Carrie Townley-Flores, Director of Research & Partnerships with ROAR, says, “Stanford Impact Labs funding has helped us tremendously in terms of scaling. We’re in a labor-intensive phase that requires simultaneous work on refining the technology and building relationships with partners so we can iterate the best tool possible and ultimately help as many kids as we can.” 

 

Improving and Expanding Assessment

ROAR improves on traditional reading assessment in a number of ways. It’s easy to administer, and it has validated assessments for years K–12. By offering a variety of test options, it provides more detailed and reliable results than other standardized assessments and the validation studies underlying the assessments are published in open-access, peer-reviewed scientific journals. Additionally, it’s free, which allows more schools to access the program and encourages flexibility with testing. For example, it makes it easy to test a middle school or high school student for foundational skills, which are typically not assessed after third grade. Students also report it is fun to engage with -- which goes a long way.

Ryland Adzich, project manager for ROAR at San Francisco City Academy (SFCA), a small private school of 60 kids who live in the city's notoriously under-resourced Tenderloin district, said that when SFCA administered the ROAR for the first time in the fall of 2023, students loved it. “The ROAR is set up like a video game, where a character like a monkey or a lion talks to you and guides you through the test. To the students, it felt like a fun, interactive game. This helped promote a positive testing environment where students could perform at their best.”

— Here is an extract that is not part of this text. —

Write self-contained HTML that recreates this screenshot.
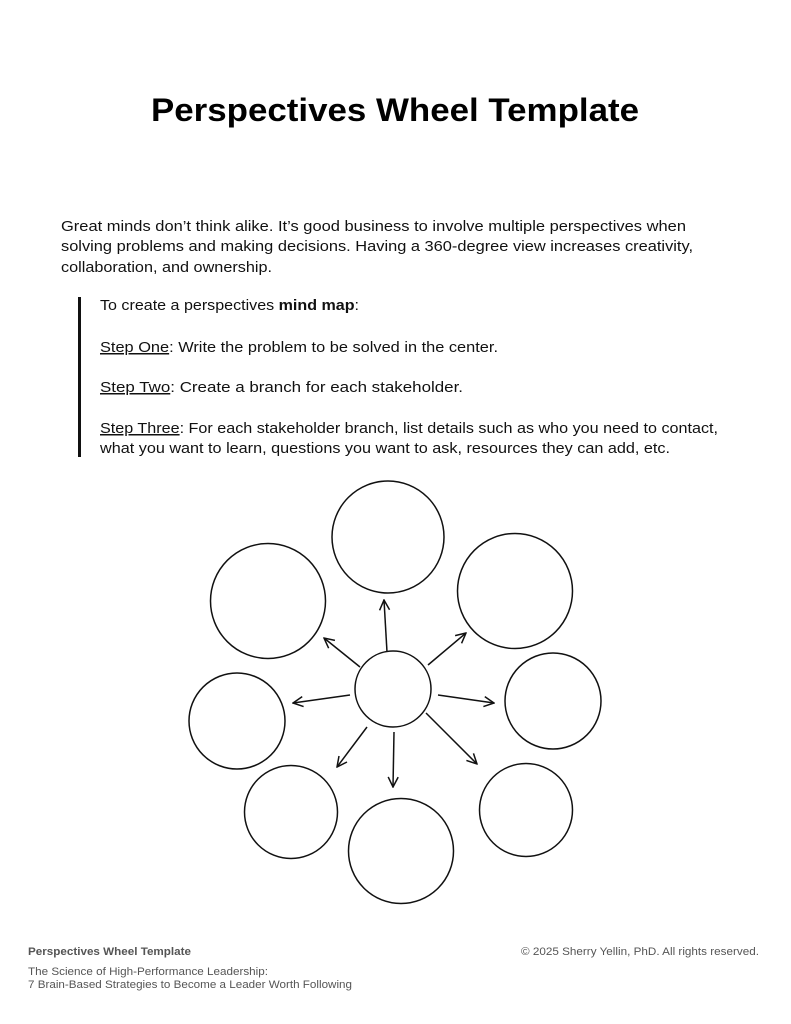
<!DOCTYPE html>
<html><head><meta charset="utf-8"><style>
html,body{margin:0;padding:0;background:#fff}
svg{display:block}
text{font-family:"Liberation Sans",sans-serif}
</style></head><body>
<svg width="791" height="1024" viewBox="0 0 791 1024" xmlns="http://www.w3.org/2000/svg">
<text x="151" y="121" font-size="32" font-weight="bold" textLength="488" lengthAdjust="spacingAndGlyphs">Perspectives Wheel Template</text>
<g font-size="15" fill="#111">
<text x="61" y="231" textLength="625" lengthAdjust="spacingAndGlyphs">Great minds don’t think alike. It’s good business to involve multiple perspectives when</text>
<text x="61" y="251" textLength="632" lengthAdjust="spacingAndGlyphs">solving problems and making decisions.  Having a 360-degree view increases creativity,</text>
<text x="61" y="272" textLength="211" lengthAdjust="spacingAndGlyphs">collaboration, and ownership.</text>
<text x="100" y="310" textLength="259" lengthAdjust="spacingAndGlyphs">To create a perspectives <tspan font-weight="bold">mind map</tspan>:</text>
<text x="100" y="352" textLength="398" lengthAdjust="spacingAndGlyphs"><tspan text-decoration="underline">Step One</tspan>: Write the problem to be solved in the center.</text>
<text x="100" y="392" textLength="363" lengthAdjust="spacingAndGlyphs"><tspan text-decoration="underline">Step Two</tspan>: Create a branch for each stakeholder.</text>
<text x="100" y="433" textLength="618" lengthAdjust="spacingAndGlyphs"><tspan text-decoration="underline">Step Three</tspan>: For each stakeholder branch, list details such as who you need to contact,</text>
<text x="100" y="453" textLength="570" lengthAdjust="spacingAndGlyphs">what you want to learn, questions you want to ask, resources they can add, etc.</text>
</g>
<rect x="78" y="297" width="3" height="160" fill="#111"/>
<g fill="none" stroke="#111" stroke-width="1.5">
<circle cx="388" cy="537" r="56"/>
<circle cx="268" cy="601" r="57.5"/>
<circle cx="515" cy="591" r="57.5"/>
<circle cx="237" cy="721" r="48"/>
<circle cx="553" cy="701" r="48"/>
<circle cx="291" cy="812" r="46.5"/>
<circle cx="401" cy="851" r="52.5"/>
<circle cx="526" cy="810" r="46.5"/>
<circle cx="393" cy="689" r="38"/>
</g>
<defs><marker id="a" viewBox="0 0 12 12" refX="11" refY="6" markerWidth="12" markerHeight="12" markerUnits="userSpaceOnUse" orient="auto"><path d="M1,1 L11,6 L1,11" fill="none" stroke="#111" stroke-width="1.5"/></marker></defs>
<g stroke="#111" stroke-width="1.5" marker-end="url(#a)">
<line x1="387" y1="652" x2="384" y2="600"/>
<line x1="360" y1="667" x2="324" y2="638"/>
<line x1="428" y1="665" x2="466" y2="633"/>
<line x1="350" y1="695" x2="293" y2="703"/>
<line x1="438" y1="695" x2="494" y2="703"/>
<line x1="367" y1="727" x2="337" y2="767"/>
<line x1="394" y1="732" x2="393" y2="787"/>
<line x1="426" y1="713" x2="477" y2="764"/>
</g>
<g font-size="11" fill="#555">
<text x="28" y="955" font-weight="bold" textLength="163" lengthAdjust="spacingAndGlyphs">Perspectives Wheel Template</text>
<text x="521" y="955" textLength="238" lengthAdjust="spacingAndGlyphs">© 2025 Sherry Yellin, PhD. All rights reserved.</text>
<text x="28" y="975" textLength="240" lengthAdjust="spacingAndGlyphs">The Science of High-Performance Leadership:</text>
<text x="28" y="988" textLength="324" lengthAdjust="spacingAndGlyphs">7 Brain-Based Strategies to Become a Leader Worth Following</text>
</g>
</svg>
</body></html>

Adzich also added, “The test is also available in Spanish, and given that more than half our students are Hispanic, we had a handful take the ROAR in Spanish. This allowed us to see that these students don’t have trouble with reading skills, they need a different kind of support. We also tested our middle school kids and identified some areas of struggle that surprised us.” 

SFCA will be administering tests again, along with a new test on letters for younger kids, in the spring of 2024. Using the data from the two testing rounds, along with support from ROAR research coordinators, SFCA’s teachers and administrators will then decide how to implement interventions into the curriculum for the following school year. 

 

Creating a Virtuous Feedback Cycle

“Our research-practice partnership model brings collaborators into each stage of the research process and it has allowed us to bring innovations to stakeholders much faster than the typical laboratory research model,” said Yeatman. 

“Key to this process is sharing data with the schools and getting feedback from them on the tool so we can iterate and improve on what we’re offering,” said Townley-Flores. For example, the ROAR team recently created interactive score reports to be even more customizable and user friendly. “We got a lot of feedback from schools about what data would be useful and how best to visualize it. This feedback was critical to how we rebuilt the reporting system.”

Feedback to the lab has also resulted in the development of new assessment modules (e.g., letters, morphology), and is expanding the reach of the tool. Rebecca Sutherland, Associate Director of Research with Reading Reimagined, one of ROAR’s partners, explained, “ROAR is going to partner with an expert in Black American English to undertake a rigorous and innovative item analysis to reduce the tests' bias. Too often, standardized literacy assessments unreasonably penalize dialect speakers and underestimate their language and reading skills. This will be a game changer, showing the wider reading assessment field that linguistic bias reduction can and should be done.” 

Through this virtuous feedback cycle, ROAR is looking to continue to improve the tool with the goal of reaching 500,000 students within two years and seeing measurable improvement in reading proficiency, including reduced racial, ethnic, and economic achievement disparities in schools that use ROAR, within 5 to 10 years.